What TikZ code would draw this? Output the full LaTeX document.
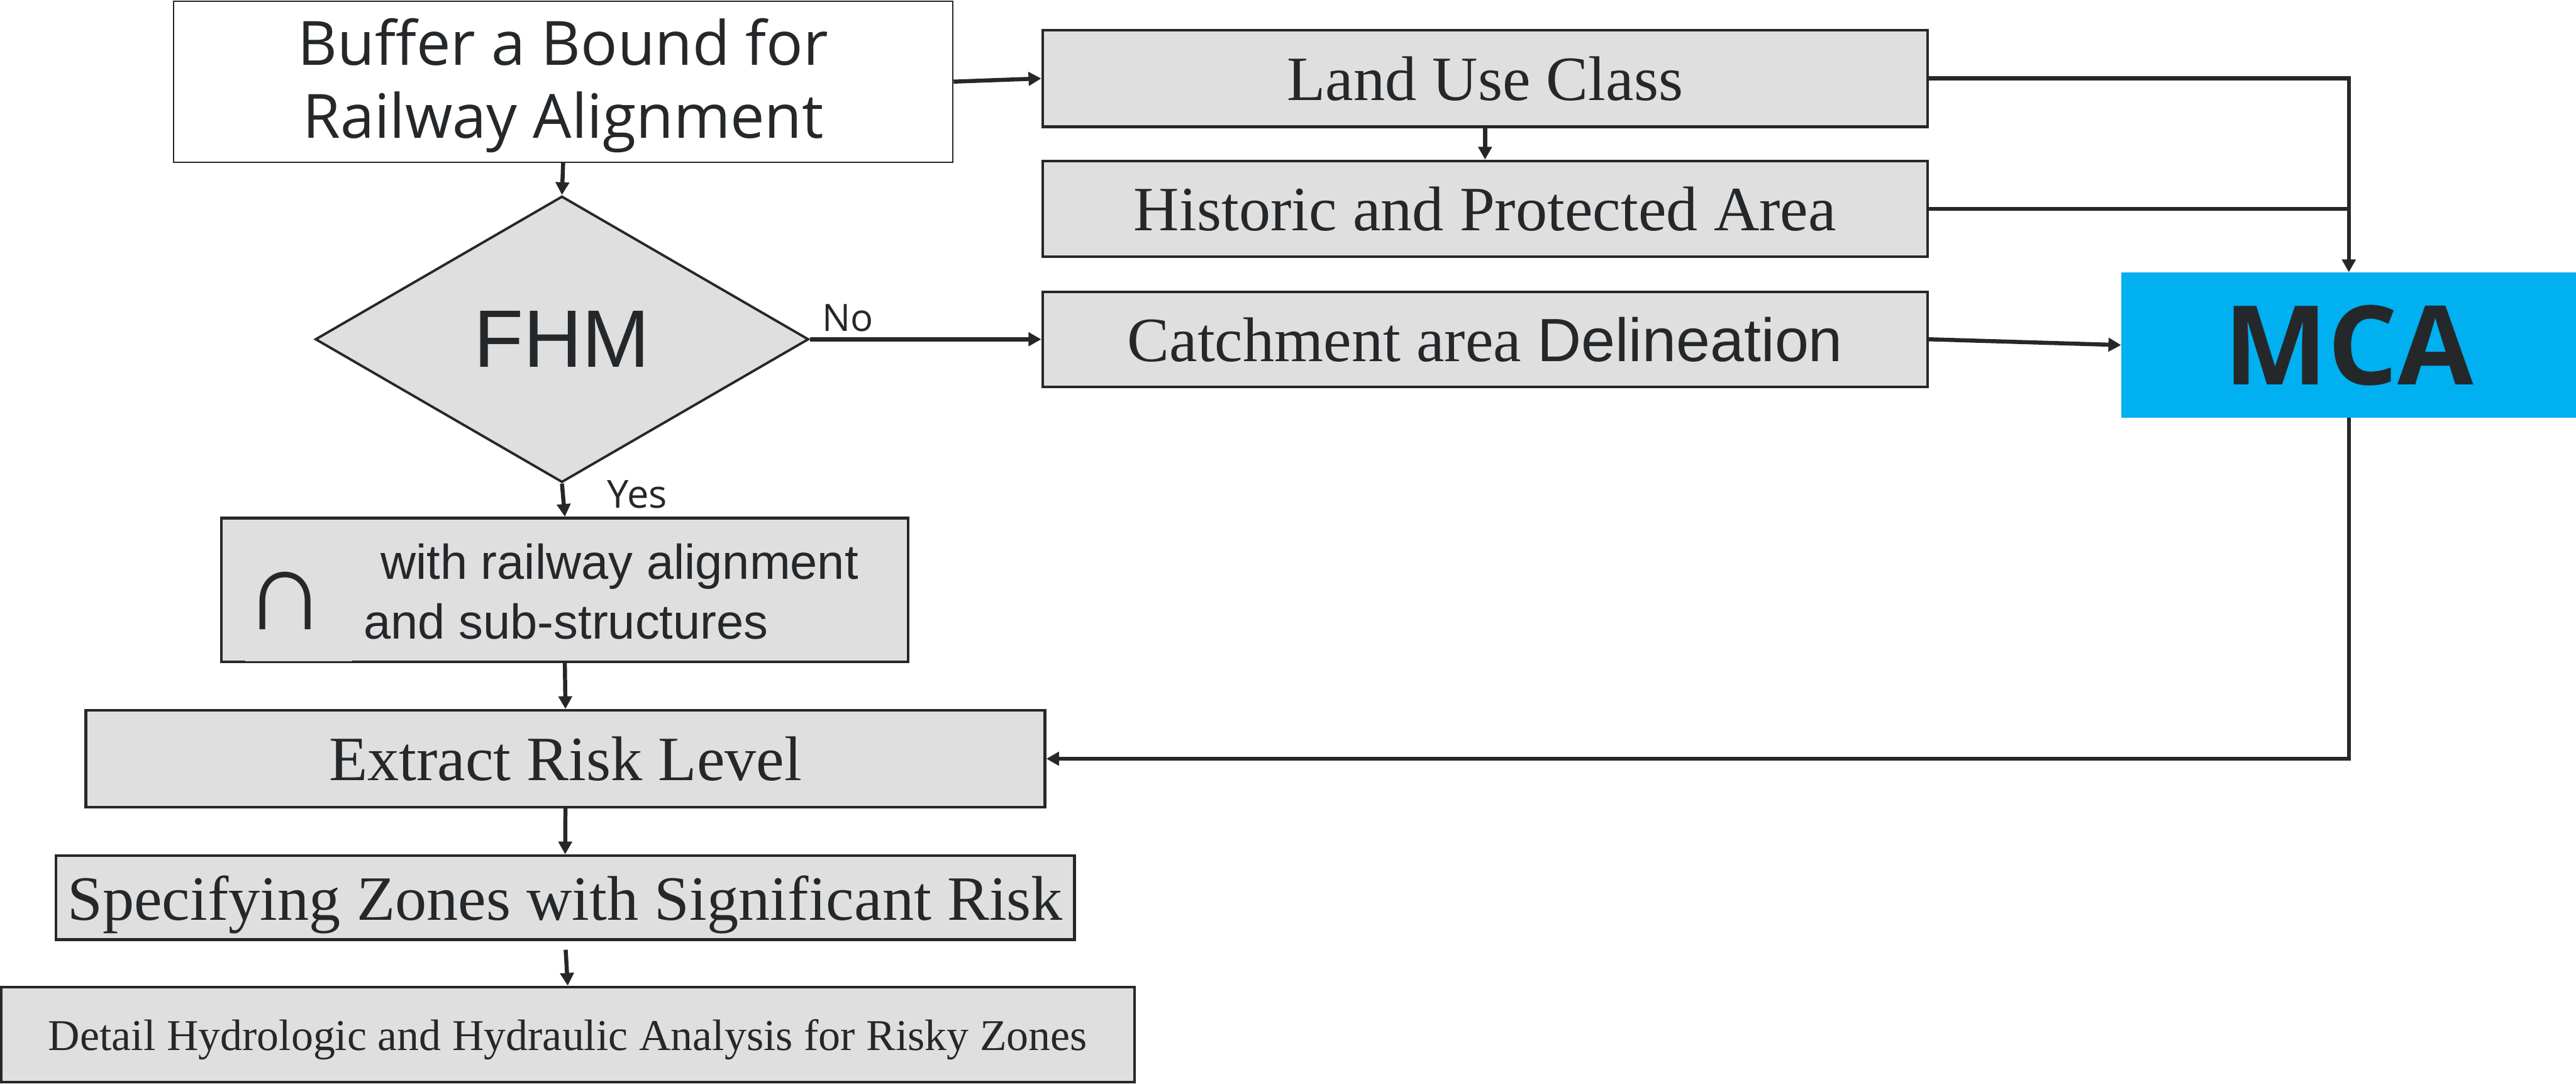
\documentclass[tikz,border=0pt]{standalone}
\usepackage{fontspec}
\setmainfont{Liberation Serif}
\newfontfamily\osans{Open Sans}
\newfontfamily\lsans{Liberation Sans}
\usetikzlibrary{shapes.geometric,arrows.meta}
\definecolor{ink}{HTML}{25282B}
\definecolor{boxgray}{HTML}{DFDFDF}
\definecolor{mcablue}{HTML}{00B0F0}
\begin{document}
\begin{tikzpicture}[x=0.01cm,y=-0.01cm,
  gbox/.style={draw=ink, fill=boxgray, line width=1.35pt, inner sep=0pt, text depth=0pt, text=ink, font=\fontsize{31}{36}\selectfont},
  conn/.style={draw=ink, line width=2pt},
  arr/.style={conn, -{Triangle[length=0.22cm,width=0.23cm]}},
  lbl/.style={inner sep=0pt, text=ink},
]
\useasboundingbox (0,0) rectangle (4451,1872);

% boxes
\node[draw=ink, fill=white, line width=0.75pt, minimum width=13.46cm, minimum height=2.78cm, inner sep=0pt] (buf) at (973,141) {};
\node[lbl, anchor=base, font=\osans\fontsize{30}{36}\selectfont] (buft1) at (973,112) {Buffer a Bound for};
\node[lbl, anchor=base, font=\osans\fontsize{30}{36}\selectfont] (buft2) at (973,239) {Railway Alignment};

\node[gbox, minimum width=15.28cm, minimum height=1.67cm] (land) at (2566,135.5) {Land Use Class};
\node[gbox, minimum width=15.28cm, minimum height=1.65cm] (hist) at (2566,360.5) {Historic and Protected Area};
\node[gbox, minimum width=15.28cm, minimum height=1.64cm] (catch) at (2566,586) {Catchment area {\lsans\fontsize{30}{36}\selectfont Delineation}};

\node[fill=mcablue, minimum width=7.85cm, minimum height=2.50cm, inner sep=0pt, text depth=0pt, text=ink, font=\osans\bfseries\fontsize{54}{60}\selectfont] (mca) at (4058.5,596) {MCA};

\node[diamond, draw=ink, fill=boxgray, line width=1.2pt, minimum width=8.52cm, minimum height=4.94cm, inner sep=0pt, text depth=0pt, text=ink, font=\lsans\fontsize{40}{48}\selectfont] (fhm) at (971,586) {FHM};

\node[gbox, minimum width=11.86cm, minimum height=2.48cm] (inter) at (976,1019) {};
\draw[boxgray, line width=0.9pt] (424,1141) -- (608,1141);
\node[lbl, anchor=base, font=\lsans\fontsize{56}{64}\selectfont] (capsym) at (493,1087) {∩};
\node[lbl, anchor=base west, font=\lsans\fontsize{24}{29}\selectfont] (intert1) at (657,1000) {with railway alignment};
\node[lbl, anchor=base west, font=\lsans\fontsize{24}{29}\selectfont] (intert2) at (628,1103) {and sub-structures};

\node[gbox, minimum width=16.56cm, minimum height=1.67cm] (ext) at (977,1310.5) {Extract Risk Level};
\node[gbox, minimum width=17.59cm, minimum height=1.45cm] (spec) at (976.5,1550.5) {Specifying Zones with Significant Risk};
\node[gbox, minimum width=19.58cm, minimum height=1.64cm, font=\fontsize{21.6}{26}\selectfont] (detail) at (981,1787) {Detail Hydrologic and Hydraulic Analysis for Risky Zones};

% labels
\node[lbl, anchor=base west, font=\osans\fontsize{18.5}{22}\selectfont] (nolbl) at (1420,572) {No};
\node[lbl, anchor=base west, font=\osans\fontsize{19}{23}\selectfont] (yeslbl) at (1049,878) {Yes};

% connectors
\draw[arr] (buf.east) -- (land.west);
\draw[arr] (land.south) -- (hist.north);
\draw[arr] (land.east) -| (mca.north);
\draw[conn] (hist.east) -- (hist.east -| mca.north);
\draw[arr] (catch.east) -- (mca.west);
\draw[arr] (buf.south) -- (fhm.north);
\draw[arr] (fhm.east) -- (catch.west);
\draw[arr] (fhm.south) -- (inter.north);
\draw[arr] (inter.south) -- (ext.north);
\draw[arr] (mca.south) |- (ext.east);
\draw[arr] (ext.south) -- (spec.north);
\draw[arr, shorten <=0.15cm] (spec.south) -- (detail.north);
\end{tikzpicture}
\end{document}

========

■ Given problem
Leave out any pictures and return exactly the lines from the beginning of the data through the line with "width=15.28cm, minimum height=1.64cm]", inclusive.

■ Solution for this problem
What TikZ code would draw this? Output the full LaTeX document.
\documentclass[tikz,border=0pt]{standalone}
\usepackage{fontspec}
\setmainfont{Liberation Serif}
\newfontfamily\osans{Open Sans}
\newfontfamily\lsans{Liberation Sans}
\usetikzlibrary{shapes.geometric,arrows.meta}
\definecolor{ink}{HTML}{25282B}
\definecolor{boxgray}{HTML}{DFDFDF}
\definecolor{mcablue}{HTML}{00B0F0}
\begin{document}
\begin{tikzpicture}[x=0.01cm,y=-0.01cm,
  gbox/.style={draw=ink, fill=boxgray, line width=1.35pt, inner sep=0pt, text depth=0pt, text=ink, font=\fontsize{31}{36}\selectfont},
  conn/.style={draw=ink, line width=2pt},
  arr/.style={conn, -{Triangle[length=0.22cm,width=0.23cm]}},
  lbl/.style={inner sep=0pt, text=ink},
]
\useasboundingbox (0,0) rectangle (4451,1872);

% boxes
\node[draw=ink, fill=white, line width=0.75pt, minimum width=13.46cm, minimum height=2.78cm, inner sep=0pt] (buf) at (973,141) {};
\node[lbl, anchor=base, font=\osans\fontsize{30}{36}\selectfont] (buft1) at (973,112) {Buffer a Bound for};
\node[lbl, anchor=base, font=\osans\fontsize{30}{36}\selectfont] (buft2) at (973,239) {Railway Alignment};

\node[gbox, minimum width=15.28cm, minimum height=1.67cm] (land) at (2566,135.5) {Land Use Class};
\node[gbox, minimum width=15.28cm, minimum height=1.65cm] (hist) at (2566,360.5) {Historic and Protected Area};
\node[gbox, minimum width=15.28cm, minimum height=1.64cm] (catch) at (2566,586) {Catchment area {\lsans\fontsize{30}{36}\selectfont Delineation}};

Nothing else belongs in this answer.